Today I suspect she might have already relapsed and I want to die. I mean, 5 days??? Already??? She started IOP right away, went to her first group Tuesday then skipped already last night. (Mind you, she is in trouble with law, on probation, and if she gets discharged from IOP she's in big trouble.) She's hanging out with a friend that she used to use with, claiming she's clean too. I straight up asked her today if she was using (not sure if I'm SUPPOSED to do that or not) and she said no. She fairly honest with me, almost too honest sometimes, about most everything but this is something she would lie about since she just got out of rehab.
My boyfriend does not understand why I'm not out chasing her around, or why I'm letting her basically do whatever she wants to do and I told him - I learned in family programming I can't MAKE her not use... I can't NOT use for her... and I can't follow my 20-yr-old daughter around all day and night, I have my own life. I say it calmly, almost as if I believe it. But in reality I am DYING on the inside and want to burst out in tears and yell and scream and hit things. He doesn't understand anything and didn't pay attention for the short part of family programming that he did attend. I asked him to be there for the sole purpose that he is dealing with me dealing with her and he needs to understand. To at least TRY. So now we are at odds, which is fine because the wider I open my eyes the clearer I see that my problem lies with the both of them being addicts and me being addicted to them. What would I do if I had neither?

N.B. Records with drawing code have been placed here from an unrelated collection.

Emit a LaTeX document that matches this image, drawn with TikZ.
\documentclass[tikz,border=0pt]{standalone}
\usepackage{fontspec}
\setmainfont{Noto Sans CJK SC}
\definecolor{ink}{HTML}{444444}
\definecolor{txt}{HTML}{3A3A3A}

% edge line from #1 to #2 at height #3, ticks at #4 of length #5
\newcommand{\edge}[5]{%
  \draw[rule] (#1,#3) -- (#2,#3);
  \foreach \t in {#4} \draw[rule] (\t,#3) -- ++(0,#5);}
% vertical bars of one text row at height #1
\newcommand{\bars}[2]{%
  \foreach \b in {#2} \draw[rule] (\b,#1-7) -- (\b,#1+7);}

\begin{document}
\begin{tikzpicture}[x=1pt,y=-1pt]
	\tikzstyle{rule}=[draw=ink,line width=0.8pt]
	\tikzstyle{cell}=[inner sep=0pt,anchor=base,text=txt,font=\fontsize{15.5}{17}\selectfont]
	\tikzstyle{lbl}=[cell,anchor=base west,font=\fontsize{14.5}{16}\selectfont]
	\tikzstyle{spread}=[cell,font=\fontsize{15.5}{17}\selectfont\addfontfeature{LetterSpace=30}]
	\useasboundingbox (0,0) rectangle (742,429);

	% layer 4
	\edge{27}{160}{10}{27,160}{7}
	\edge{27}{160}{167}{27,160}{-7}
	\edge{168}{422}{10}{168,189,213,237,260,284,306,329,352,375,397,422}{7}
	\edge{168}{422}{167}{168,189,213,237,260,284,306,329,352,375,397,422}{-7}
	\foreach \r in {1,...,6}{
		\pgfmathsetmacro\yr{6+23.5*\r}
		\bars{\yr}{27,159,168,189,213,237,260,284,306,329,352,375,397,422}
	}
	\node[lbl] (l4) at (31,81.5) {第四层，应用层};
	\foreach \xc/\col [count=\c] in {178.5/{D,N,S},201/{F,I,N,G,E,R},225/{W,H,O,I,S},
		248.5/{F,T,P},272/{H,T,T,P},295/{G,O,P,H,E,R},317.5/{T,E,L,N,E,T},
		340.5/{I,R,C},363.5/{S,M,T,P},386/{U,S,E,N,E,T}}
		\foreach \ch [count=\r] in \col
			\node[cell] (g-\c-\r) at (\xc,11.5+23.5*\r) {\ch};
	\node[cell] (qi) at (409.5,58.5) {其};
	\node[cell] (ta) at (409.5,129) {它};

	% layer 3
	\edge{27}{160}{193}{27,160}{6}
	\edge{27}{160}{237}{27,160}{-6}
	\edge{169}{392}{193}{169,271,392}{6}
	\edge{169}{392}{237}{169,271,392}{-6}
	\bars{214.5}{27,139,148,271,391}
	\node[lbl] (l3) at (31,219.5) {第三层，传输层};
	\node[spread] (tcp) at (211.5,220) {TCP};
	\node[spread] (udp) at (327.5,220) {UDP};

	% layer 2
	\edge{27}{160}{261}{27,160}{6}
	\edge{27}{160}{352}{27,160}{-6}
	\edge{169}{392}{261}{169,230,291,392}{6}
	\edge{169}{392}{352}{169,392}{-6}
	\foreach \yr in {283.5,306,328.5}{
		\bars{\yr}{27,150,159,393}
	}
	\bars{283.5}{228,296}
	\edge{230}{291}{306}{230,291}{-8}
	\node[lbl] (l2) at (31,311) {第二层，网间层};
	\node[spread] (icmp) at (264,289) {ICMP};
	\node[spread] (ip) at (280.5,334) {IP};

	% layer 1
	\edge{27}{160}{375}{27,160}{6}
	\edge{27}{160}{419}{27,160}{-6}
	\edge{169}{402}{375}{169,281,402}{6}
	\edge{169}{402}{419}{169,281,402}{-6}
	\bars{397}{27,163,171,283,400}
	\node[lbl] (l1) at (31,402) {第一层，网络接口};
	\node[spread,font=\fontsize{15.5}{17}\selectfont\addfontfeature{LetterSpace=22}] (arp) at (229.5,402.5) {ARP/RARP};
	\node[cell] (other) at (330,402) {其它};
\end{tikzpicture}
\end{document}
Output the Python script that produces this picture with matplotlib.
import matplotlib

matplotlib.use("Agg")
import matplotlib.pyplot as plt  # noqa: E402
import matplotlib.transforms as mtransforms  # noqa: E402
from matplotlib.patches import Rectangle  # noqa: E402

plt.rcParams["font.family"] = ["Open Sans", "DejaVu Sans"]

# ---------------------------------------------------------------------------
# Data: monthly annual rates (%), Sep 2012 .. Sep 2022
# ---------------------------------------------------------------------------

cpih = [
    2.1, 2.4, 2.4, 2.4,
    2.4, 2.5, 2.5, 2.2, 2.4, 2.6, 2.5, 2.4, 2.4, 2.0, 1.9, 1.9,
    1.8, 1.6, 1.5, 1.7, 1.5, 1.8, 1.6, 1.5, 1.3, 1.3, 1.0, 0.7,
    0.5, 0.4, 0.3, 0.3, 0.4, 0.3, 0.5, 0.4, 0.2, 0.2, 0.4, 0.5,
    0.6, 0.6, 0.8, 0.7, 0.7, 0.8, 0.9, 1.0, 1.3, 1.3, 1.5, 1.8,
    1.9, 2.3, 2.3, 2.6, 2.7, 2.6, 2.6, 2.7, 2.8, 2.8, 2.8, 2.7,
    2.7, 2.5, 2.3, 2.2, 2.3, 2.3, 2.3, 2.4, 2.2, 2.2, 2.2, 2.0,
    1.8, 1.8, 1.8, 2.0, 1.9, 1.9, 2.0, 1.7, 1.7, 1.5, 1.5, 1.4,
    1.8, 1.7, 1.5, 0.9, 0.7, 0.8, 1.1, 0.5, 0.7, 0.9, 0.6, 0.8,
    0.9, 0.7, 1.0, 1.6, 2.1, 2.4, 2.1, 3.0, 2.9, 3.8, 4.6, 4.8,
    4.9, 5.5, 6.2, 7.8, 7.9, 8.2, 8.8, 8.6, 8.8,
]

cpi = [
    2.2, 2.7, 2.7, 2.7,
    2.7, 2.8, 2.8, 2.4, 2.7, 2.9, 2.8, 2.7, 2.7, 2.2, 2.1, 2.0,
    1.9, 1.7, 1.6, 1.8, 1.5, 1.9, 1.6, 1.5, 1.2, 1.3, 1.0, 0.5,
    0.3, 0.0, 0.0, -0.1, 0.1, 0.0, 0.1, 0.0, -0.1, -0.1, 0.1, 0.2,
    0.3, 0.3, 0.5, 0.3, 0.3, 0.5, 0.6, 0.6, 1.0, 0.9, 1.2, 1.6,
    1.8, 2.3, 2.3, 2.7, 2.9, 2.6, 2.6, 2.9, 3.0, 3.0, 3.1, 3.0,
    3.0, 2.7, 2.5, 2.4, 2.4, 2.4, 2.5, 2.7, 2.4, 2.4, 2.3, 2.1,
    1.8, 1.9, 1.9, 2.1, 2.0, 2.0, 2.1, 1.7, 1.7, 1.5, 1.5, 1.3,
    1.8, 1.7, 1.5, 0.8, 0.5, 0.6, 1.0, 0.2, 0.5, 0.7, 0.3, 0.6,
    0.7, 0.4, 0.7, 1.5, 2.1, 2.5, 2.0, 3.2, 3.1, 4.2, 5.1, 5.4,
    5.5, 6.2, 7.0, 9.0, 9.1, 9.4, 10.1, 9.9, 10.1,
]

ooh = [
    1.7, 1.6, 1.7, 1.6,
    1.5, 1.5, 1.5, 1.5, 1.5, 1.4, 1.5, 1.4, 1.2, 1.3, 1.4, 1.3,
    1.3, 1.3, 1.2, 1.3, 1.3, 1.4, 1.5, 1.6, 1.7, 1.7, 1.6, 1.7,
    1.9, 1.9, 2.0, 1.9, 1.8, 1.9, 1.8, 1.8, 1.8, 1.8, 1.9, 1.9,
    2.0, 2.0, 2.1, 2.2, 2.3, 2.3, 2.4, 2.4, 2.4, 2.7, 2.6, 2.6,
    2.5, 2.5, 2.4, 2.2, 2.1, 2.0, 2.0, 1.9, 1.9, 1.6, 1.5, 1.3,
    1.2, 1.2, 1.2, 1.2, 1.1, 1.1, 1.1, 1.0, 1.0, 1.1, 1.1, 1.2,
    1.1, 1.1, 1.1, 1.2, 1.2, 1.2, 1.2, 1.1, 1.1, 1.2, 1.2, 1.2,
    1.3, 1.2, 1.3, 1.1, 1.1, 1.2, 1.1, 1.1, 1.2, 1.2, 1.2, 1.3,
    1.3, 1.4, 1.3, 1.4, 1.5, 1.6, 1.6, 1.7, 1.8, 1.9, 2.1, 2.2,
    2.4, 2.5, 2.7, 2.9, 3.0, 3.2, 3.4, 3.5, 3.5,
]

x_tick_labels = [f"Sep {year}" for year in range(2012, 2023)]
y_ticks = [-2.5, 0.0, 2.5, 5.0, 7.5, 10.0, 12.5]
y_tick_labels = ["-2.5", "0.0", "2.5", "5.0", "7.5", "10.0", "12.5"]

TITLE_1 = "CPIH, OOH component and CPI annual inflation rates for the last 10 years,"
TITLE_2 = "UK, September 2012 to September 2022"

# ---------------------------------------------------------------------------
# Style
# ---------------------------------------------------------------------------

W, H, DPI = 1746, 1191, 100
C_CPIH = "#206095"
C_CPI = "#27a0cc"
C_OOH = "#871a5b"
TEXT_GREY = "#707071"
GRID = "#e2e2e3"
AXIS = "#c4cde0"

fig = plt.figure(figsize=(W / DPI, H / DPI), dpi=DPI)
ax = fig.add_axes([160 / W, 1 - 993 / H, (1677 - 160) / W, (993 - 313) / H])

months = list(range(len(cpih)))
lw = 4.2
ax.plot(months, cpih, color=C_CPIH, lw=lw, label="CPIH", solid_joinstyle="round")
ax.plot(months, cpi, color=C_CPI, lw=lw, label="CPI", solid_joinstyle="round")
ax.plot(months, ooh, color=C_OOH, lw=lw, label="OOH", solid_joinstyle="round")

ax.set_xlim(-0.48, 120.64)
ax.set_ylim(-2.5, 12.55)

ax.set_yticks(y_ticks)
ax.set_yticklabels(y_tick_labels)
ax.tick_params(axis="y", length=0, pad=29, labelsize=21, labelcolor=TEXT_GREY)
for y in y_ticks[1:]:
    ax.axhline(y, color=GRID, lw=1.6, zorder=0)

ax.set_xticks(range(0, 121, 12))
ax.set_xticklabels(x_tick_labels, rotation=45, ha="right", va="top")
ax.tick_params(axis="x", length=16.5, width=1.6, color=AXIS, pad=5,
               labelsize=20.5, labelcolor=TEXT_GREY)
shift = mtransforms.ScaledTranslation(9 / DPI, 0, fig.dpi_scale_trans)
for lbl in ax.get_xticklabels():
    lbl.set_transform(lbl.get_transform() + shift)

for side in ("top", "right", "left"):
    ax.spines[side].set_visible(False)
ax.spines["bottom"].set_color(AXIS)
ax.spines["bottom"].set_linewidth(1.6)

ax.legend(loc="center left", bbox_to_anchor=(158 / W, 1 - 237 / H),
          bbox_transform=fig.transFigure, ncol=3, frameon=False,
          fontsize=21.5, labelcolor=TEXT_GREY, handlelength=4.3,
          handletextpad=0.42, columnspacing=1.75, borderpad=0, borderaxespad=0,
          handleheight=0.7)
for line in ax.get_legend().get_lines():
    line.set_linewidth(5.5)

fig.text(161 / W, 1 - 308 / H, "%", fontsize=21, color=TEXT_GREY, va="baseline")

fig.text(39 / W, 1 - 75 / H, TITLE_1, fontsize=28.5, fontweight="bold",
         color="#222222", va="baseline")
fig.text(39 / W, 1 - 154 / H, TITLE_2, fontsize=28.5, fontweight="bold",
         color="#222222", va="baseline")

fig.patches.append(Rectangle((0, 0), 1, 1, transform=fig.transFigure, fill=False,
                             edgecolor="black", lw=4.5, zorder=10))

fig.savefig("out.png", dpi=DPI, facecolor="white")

The difference between the two of them is that she is an admitted addict who recognized she needed help to stop. She used & used & used til she hit a rock bottom. He on the other hand thinks drinking every day and popping pills once in a while is acceptable. He's been in a committed relationship with drugs and alcohol for over a decade but thinks since he isn't "all in" that he doesn't have a problem. He's "functioning" so it's ok. Obviously I know it's not but living with TWO addicts is killing me. I don't want to go home, I don't want to talk to either of them. I don't take it personally because I don't know it's their crap but I don't like either of them right now.
I cannot wait to go my meeting. I could cry I'm so happy to go. But it's days away. A long weekend away... so any sound advice or words of wisdom would be greatly appreciated.